Problem details:
Quote the data exactly, first line to the line containing "import plotly.graph_objects as go", with no pictures.

___ Information shown

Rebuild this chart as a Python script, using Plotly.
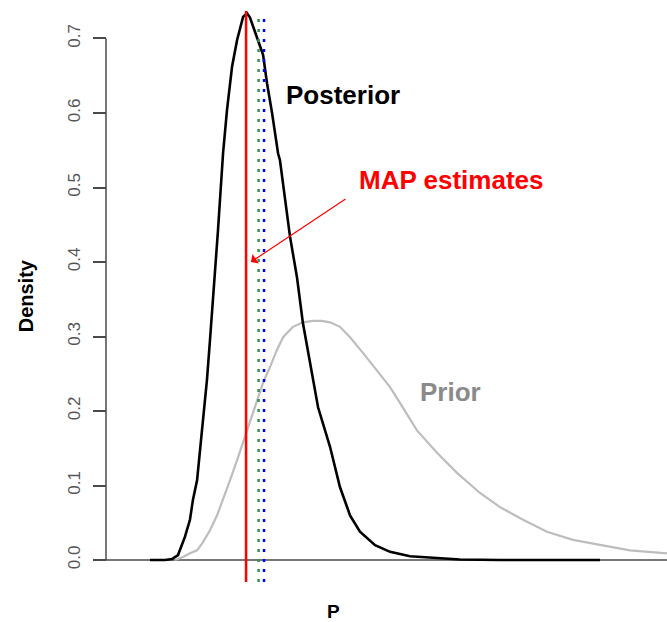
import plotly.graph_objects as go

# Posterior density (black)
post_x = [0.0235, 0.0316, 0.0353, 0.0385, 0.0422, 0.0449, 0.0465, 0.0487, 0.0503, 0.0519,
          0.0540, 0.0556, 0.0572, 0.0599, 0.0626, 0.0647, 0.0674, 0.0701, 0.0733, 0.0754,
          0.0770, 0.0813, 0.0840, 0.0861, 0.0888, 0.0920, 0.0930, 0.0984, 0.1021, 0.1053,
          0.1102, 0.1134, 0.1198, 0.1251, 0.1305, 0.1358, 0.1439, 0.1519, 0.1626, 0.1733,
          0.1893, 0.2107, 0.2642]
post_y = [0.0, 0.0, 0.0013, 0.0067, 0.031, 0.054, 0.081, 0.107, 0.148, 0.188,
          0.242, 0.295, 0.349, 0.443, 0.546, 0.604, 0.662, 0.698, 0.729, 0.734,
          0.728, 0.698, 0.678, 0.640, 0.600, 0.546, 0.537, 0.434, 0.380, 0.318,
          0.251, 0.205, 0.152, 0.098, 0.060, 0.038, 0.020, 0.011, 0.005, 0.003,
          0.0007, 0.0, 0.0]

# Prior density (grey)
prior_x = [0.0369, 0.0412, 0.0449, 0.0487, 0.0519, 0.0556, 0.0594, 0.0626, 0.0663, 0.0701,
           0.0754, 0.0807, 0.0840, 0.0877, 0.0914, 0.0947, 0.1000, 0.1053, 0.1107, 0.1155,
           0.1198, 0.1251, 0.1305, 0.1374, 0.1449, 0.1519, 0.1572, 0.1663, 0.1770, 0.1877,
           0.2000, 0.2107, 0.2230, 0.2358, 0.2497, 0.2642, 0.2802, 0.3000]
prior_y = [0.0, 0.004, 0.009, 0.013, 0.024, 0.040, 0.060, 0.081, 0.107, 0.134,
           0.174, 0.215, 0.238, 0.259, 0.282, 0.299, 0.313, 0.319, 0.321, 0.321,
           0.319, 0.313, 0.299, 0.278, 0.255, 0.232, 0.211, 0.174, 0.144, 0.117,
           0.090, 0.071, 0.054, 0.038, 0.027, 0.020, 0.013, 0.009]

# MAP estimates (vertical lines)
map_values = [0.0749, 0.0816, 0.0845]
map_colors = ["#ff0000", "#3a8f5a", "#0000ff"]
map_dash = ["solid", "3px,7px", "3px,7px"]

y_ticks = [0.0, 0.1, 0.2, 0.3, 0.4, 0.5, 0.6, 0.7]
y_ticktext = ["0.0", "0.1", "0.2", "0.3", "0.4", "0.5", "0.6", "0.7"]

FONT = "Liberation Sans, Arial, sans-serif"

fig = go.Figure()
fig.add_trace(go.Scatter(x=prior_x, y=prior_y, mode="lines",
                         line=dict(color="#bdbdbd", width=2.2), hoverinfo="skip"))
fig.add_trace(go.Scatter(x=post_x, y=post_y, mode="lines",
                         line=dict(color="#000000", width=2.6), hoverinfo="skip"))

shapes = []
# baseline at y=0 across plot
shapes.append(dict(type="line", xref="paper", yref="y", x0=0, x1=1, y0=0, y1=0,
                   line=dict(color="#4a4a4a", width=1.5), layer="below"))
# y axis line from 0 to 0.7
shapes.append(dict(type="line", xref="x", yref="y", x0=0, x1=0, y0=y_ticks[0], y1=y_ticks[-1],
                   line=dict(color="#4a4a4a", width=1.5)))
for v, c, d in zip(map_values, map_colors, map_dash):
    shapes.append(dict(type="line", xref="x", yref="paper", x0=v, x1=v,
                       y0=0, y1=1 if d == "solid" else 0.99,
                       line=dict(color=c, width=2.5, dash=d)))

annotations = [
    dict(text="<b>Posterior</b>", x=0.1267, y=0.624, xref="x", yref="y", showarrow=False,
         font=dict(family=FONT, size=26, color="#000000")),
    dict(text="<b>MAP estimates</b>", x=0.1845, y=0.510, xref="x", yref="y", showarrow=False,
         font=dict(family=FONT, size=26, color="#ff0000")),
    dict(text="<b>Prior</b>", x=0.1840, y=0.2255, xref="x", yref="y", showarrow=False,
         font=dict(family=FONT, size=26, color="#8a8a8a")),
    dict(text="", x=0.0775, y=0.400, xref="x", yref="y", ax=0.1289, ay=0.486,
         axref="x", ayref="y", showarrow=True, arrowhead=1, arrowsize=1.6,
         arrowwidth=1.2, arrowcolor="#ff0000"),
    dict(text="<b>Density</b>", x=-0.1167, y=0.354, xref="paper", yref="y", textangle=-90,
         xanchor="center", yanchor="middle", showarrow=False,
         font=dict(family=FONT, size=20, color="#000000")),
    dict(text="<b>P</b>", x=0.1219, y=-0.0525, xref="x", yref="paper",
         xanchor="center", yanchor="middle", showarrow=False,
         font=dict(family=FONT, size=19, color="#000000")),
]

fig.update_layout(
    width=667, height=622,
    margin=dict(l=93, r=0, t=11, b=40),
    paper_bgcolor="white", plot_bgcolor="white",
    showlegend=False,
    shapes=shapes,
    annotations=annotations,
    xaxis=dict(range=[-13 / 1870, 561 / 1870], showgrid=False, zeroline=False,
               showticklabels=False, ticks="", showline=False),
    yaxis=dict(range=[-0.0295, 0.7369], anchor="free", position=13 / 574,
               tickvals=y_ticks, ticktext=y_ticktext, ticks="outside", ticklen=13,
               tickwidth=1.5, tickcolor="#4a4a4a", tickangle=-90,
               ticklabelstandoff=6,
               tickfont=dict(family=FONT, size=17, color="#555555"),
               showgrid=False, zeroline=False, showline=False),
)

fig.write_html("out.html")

______

Result of the exercise:
Rebuild this chart as a Python script, using Plotly.
import plotly.graph_objects as go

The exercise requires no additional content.